→ **Extracted records**
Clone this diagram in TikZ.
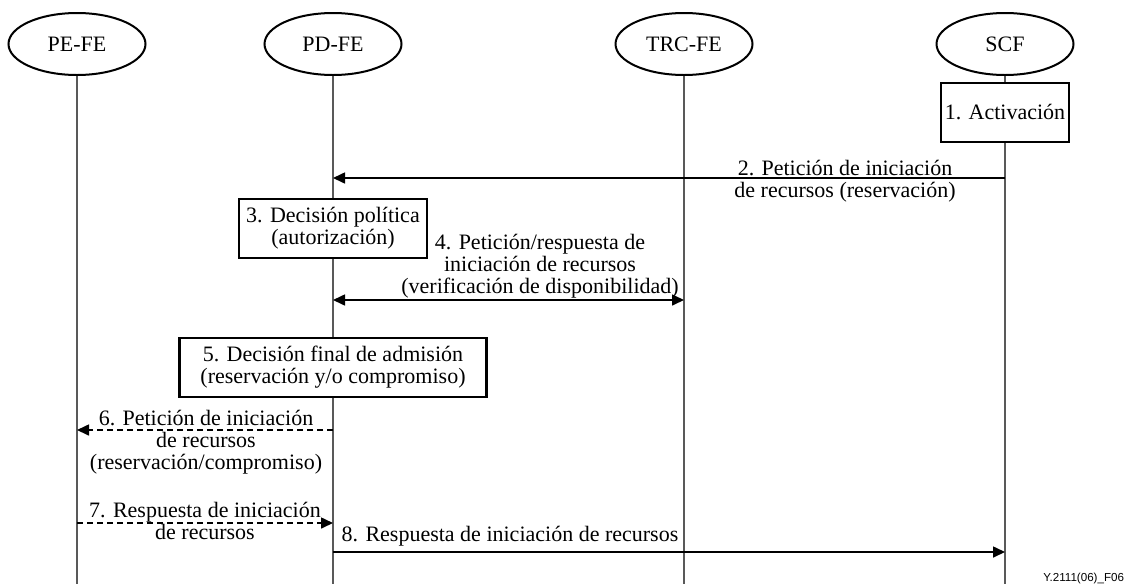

--

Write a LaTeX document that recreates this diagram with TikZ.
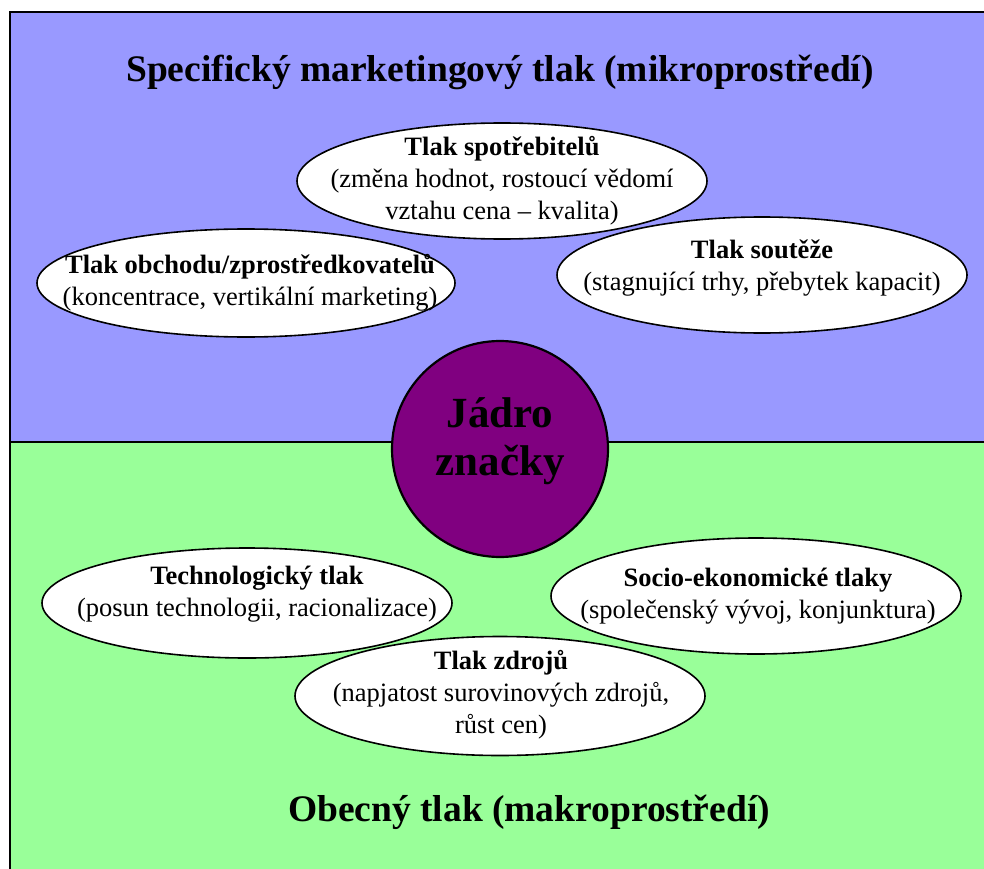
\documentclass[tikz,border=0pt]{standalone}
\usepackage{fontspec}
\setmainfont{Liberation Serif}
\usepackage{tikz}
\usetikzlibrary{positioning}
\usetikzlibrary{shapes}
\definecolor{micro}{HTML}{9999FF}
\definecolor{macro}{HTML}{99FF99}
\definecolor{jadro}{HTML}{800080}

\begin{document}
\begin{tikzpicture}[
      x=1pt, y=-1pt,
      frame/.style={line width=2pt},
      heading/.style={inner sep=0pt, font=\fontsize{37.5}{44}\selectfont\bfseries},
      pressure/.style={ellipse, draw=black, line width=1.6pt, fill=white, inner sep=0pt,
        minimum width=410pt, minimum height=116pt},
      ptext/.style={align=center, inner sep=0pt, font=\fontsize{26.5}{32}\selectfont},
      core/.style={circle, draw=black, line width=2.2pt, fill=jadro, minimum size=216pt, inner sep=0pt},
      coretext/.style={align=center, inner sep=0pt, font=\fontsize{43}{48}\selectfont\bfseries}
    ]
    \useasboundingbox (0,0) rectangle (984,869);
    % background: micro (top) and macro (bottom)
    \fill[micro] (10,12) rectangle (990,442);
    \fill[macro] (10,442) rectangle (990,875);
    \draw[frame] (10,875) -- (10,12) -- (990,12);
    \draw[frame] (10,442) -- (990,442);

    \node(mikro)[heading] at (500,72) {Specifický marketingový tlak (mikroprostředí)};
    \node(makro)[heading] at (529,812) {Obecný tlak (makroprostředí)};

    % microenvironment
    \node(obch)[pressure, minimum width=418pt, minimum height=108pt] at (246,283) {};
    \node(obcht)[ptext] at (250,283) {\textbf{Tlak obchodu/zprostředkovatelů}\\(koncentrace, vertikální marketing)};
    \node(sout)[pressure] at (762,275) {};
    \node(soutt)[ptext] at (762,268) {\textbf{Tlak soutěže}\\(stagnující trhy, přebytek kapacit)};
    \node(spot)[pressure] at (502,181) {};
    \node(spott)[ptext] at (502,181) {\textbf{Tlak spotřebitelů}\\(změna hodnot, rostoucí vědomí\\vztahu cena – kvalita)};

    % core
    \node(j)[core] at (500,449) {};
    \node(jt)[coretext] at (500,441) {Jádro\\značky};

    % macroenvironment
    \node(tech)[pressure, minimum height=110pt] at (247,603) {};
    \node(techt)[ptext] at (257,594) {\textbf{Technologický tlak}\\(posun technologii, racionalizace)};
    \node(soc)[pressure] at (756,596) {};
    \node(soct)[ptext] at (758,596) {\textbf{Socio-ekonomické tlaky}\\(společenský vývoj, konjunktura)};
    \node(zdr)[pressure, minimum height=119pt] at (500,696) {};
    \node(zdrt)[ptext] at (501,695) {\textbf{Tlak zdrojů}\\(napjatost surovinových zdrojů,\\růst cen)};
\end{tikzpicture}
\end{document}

→ **Job**
In the material above, find the lines that contain "this" and show them.

→ **The result**
Clone this diagram in TikZ.
Write a LaTeX document that recreates this diagram with TikZ.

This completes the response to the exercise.